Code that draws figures
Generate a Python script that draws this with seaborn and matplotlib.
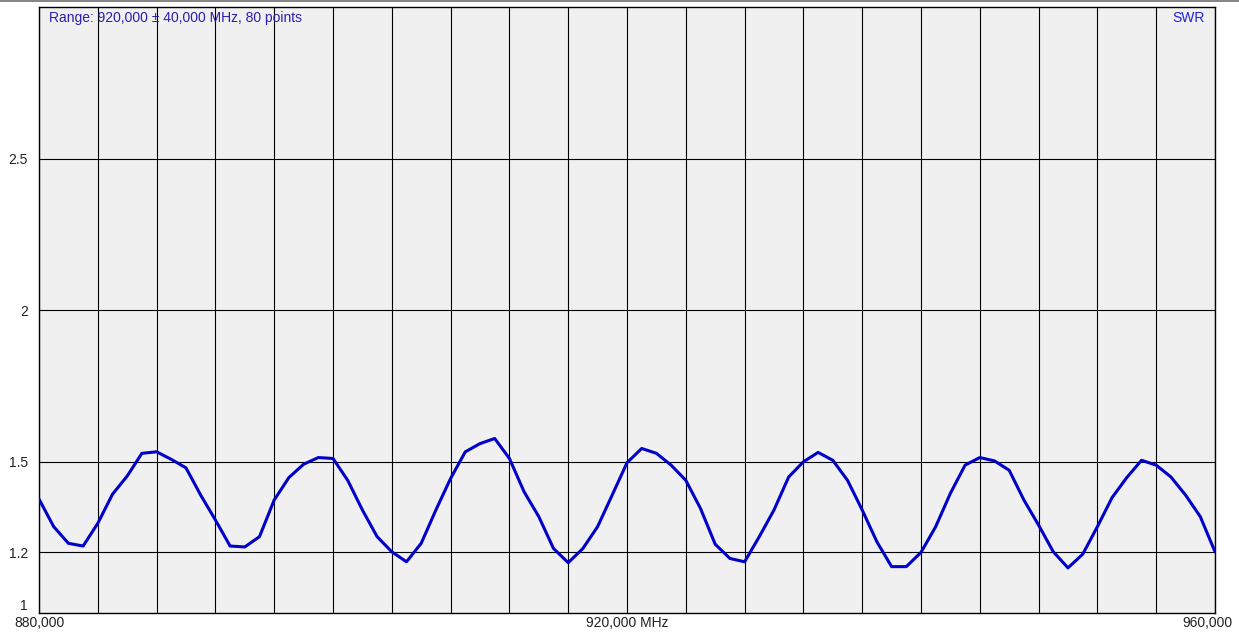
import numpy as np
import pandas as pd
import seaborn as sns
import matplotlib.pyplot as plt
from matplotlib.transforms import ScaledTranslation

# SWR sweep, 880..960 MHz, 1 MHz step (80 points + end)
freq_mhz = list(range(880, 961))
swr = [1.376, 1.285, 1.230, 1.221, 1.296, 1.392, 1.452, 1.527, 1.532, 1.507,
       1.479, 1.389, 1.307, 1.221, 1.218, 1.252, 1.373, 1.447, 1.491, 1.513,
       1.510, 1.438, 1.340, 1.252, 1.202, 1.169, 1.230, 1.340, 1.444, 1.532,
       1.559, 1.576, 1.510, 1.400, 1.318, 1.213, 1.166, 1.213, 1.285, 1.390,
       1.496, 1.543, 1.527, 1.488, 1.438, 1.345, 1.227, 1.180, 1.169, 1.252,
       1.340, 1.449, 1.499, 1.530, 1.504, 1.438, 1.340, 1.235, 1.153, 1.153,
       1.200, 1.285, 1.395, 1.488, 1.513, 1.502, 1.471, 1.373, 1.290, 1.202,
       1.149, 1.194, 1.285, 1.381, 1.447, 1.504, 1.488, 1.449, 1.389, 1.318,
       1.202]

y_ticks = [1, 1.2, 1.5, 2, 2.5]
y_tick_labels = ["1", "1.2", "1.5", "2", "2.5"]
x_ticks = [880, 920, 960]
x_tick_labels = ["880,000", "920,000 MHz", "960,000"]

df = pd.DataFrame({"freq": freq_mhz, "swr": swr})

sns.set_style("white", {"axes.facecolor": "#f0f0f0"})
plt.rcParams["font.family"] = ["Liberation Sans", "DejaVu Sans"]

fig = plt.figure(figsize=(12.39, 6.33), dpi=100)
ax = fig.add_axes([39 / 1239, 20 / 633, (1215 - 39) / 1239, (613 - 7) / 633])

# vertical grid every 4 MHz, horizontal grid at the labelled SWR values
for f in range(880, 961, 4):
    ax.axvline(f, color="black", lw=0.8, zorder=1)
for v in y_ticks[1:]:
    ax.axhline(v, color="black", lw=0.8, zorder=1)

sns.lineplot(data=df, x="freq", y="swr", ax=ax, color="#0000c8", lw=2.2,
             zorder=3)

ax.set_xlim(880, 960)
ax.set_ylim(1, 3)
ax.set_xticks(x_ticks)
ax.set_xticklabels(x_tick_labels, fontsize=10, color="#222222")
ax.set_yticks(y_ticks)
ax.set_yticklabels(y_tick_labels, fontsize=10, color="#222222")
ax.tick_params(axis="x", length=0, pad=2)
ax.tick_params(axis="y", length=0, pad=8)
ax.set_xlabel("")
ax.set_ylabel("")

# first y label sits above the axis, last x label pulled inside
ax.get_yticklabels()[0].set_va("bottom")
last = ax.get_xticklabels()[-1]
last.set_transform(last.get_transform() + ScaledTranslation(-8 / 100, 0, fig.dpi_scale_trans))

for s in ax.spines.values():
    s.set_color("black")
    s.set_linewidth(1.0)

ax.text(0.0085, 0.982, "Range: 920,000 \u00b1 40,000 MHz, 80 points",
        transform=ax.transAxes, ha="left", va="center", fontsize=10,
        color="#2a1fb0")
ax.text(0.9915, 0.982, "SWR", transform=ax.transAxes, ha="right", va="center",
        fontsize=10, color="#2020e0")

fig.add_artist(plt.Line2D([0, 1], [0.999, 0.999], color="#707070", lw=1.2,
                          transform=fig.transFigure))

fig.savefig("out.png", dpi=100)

* * *

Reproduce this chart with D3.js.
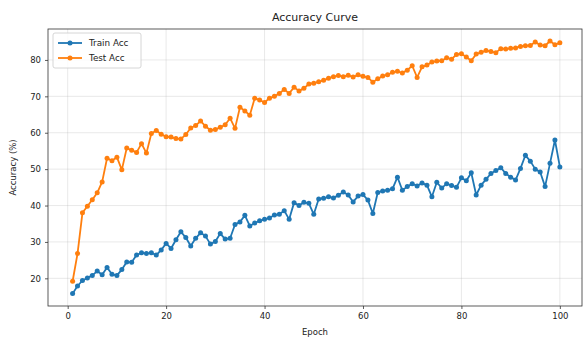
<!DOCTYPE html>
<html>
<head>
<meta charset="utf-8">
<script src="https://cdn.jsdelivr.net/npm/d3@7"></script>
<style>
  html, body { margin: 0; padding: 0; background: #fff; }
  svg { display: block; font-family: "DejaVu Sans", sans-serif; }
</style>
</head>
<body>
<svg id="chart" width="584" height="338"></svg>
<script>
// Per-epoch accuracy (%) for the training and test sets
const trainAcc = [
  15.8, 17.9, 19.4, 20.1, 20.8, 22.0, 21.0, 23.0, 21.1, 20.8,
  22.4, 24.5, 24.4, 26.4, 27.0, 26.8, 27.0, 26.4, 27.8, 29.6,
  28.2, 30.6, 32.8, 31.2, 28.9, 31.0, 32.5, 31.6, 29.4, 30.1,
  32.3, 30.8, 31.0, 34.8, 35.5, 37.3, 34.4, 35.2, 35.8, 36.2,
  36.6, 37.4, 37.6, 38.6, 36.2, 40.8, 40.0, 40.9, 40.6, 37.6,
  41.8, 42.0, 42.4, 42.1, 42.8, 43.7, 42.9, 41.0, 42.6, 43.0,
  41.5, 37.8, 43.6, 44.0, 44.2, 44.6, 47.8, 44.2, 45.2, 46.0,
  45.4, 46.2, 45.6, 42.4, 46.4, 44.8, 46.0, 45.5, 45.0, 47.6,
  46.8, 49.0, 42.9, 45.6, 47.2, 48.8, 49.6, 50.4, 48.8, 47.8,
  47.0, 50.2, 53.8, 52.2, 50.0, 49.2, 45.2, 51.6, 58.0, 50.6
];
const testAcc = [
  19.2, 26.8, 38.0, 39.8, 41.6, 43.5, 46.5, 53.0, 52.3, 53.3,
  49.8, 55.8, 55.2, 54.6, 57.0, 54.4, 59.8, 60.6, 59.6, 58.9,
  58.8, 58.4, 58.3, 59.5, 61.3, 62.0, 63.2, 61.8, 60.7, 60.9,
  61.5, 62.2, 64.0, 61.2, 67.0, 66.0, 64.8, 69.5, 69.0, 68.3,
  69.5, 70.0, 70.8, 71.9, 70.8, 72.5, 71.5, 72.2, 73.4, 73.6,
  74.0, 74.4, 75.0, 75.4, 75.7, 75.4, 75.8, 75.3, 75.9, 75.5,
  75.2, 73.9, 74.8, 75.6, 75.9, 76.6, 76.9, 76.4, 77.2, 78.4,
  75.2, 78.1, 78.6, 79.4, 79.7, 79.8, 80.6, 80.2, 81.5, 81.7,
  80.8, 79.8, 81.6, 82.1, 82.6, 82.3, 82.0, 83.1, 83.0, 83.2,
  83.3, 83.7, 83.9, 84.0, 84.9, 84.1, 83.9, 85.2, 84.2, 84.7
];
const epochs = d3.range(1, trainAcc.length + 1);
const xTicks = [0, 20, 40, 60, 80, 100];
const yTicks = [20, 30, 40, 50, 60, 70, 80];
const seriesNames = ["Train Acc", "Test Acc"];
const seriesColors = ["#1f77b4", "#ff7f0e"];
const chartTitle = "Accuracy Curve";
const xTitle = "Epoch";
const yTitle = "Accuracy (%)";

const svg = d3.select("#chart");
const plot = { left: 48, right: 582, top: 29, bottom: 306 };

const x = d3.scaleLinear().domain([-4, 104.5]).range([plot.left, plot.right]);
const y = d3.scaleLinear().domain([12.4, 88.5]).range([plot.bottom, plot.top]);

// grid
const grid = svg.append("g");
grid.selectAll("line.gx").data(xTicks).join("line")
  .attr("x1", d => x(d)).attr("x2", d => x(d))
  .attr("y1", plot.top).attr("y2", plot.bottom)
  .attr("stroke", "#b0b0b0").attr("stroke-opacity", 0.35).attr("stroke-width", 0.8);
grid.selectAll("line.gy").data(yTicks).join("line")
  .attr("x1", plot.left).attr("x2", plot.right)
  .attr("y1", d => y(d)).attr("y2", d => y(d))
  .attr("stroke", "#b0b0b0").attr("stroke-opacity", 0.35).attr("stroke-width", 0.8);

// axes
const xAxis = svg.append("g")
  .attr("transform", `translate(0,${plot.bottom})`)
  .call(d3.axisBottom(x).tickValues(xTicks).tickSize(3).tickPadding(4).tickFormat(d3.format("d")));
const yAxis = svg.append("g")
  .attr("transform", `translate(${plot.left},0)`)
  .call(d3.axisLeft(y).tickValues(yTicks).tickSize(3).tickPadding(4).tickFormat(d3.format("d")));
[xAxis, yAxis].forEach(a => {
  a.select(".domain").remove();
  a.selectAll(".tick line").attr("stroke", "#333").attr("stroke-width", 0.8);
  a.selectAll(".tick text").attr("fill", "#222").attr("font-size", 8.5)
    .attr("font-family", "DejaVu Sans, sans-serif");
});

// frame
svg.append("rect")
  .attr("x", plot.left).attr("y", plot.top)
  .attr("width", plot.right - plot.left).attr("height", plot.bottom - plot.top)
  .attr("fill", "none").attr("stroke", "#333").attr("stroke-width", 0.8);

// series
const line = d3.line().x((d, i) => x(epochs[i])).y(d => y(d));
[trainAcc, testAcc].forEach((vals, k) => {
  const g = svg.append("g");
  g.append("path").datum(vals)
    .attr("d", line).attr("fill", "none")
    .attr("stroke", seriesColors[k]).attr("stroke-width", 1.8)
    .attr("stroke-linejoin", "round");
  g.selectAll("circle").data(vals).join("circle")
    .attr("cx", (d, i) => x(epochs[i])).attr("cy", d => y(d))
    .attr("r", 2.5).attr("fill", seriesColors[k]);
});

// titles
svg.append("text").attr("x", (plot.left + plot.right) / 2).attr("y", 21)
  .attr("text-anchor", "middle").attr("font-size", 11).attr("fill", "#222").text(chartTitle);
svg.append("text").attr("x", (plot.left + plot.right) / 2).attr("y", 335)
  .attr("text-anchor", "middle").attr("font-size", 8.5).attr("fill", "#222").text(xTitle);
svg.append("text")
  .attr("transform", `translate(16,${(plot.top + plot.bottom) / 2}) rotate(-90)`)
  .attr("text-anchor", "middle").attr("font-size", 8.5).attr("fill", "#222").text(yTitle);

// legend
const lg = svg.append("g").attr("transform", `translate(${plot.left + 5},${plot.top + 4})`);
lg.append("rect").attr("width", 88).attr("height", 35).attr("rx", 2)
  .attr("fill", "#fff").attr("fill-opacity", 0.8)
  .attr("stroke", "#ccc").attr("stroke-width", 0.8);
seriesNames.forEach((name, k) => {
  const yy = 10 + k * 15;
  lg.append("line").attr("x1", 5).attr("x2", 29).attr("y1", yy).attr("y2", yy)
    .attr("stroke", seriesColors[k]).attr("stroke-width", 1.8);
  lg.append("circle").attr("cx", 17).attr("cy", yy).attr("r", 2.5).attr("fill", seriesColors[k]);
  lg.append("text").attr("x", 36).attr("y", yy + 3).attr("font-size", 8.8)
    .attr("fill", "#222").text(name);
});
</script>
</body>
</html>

Given task
Determine how many lines above contain "this" as a word or string. Give the number alone.

Final answer
2